I mentioned it elsewhere, but _if_ fixing all the drivers isn't possible in
the near future.. we could still have chance to not mess with GUP (in which
case PFNMAP is also working like that for so many years, likely what the
drivers do on abusing pages in PFNMAPs...).  That is supporting such
special pages in iov_iter.

I attached such patch below, not saying that we should merge it, but IMHO
it's much better than fiddling with gup here, and so far that's the best I
can think if (and only if it works for 9pfs's current zerocopy case).. I
only smoked it, but I didn't verify it.

PS: I was also thinking maybe if 9pfs is the only affected so far, I wonder
if we could try to fallback to cached RW when necessary, IIUC that's still
working, right (and is 9pfs a production-level fs)?  But I think that's not
as good as below if supporting that isn't extremely hard.

Thanks,

=======8<======
From cd4aa467e4b653b5bd8496b5123d65d06e2e3263 Mon Sep 17 00:00:00 2001
From: Peter Xu <peterx@redhat.com>
Date: Thu, 8 May 2025 14:35:24 -0400
Subject: [PATCH] iov_iter: Supports special PFNMAP for user buffer when
 pfn_valid()

Signed-off-by: Peter Xu <peterx@redhat.com>
---
 include/linux/mm.h |  1 +
 lib/iov_iter.c     | 60 +++++++++++++++++++++++++++++++++++++++++++++-
 mm/gup.c           | 16 +++++++++++++
 3 files changed, 76 insertions(+), 1 deletion(-)

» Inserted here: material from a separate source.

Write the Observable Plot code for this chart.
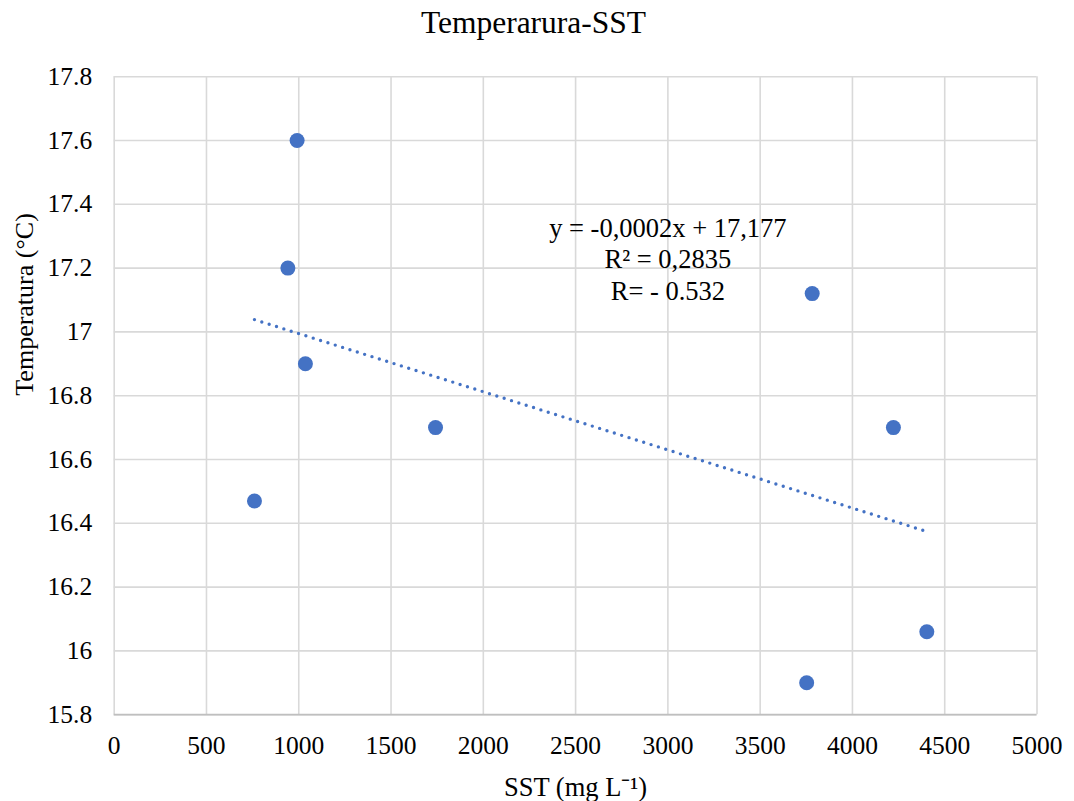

diff --git a/include/linux/mm.h b/include/linux/mm.h
index 38e16c984b9a..f79fd14599fa 100644
--- a/include/linux/mm.h
+++ b/include/linux/mm.h
@@ -1459,6 +1459,7 @@ static inline void put_page(struct page *page)
  */
 #define GUP_PIN_COUNTING_BIAS (1U << 10)
 
+int pin_user_page(struct page *page);
 void unpin_user_page(struct page *page);
 void unpin_folio(struct folio *folio);
 void unpin_user_pages_dirty_lock(struct page **pages, unsigned long npages,
diff --git a/lib/iov_iter.c b/lib/iov_iter.c
index d9e19fb2dcf3..2eb24b2793f0 100644
--- a/lib/iov_iter.c
+++ b/lib/iov_iter.c
@@ -1809,6 +1809,64 @@ static ssize_t iov_iter_extract_kvec_pages(struct iov_iter *i,
 	return size;
 }
 
+/**
+ * iov_iter_pin_user_pages() - pin user pages for iov iter ops
+ *
+ * @start:      starting user address
+ * @nr_pages:   number of pages from start to pin
+ * @gup_flags:  flags modifying pin behaviour
+ * @pages:      array that receives pointers to the pages pinned.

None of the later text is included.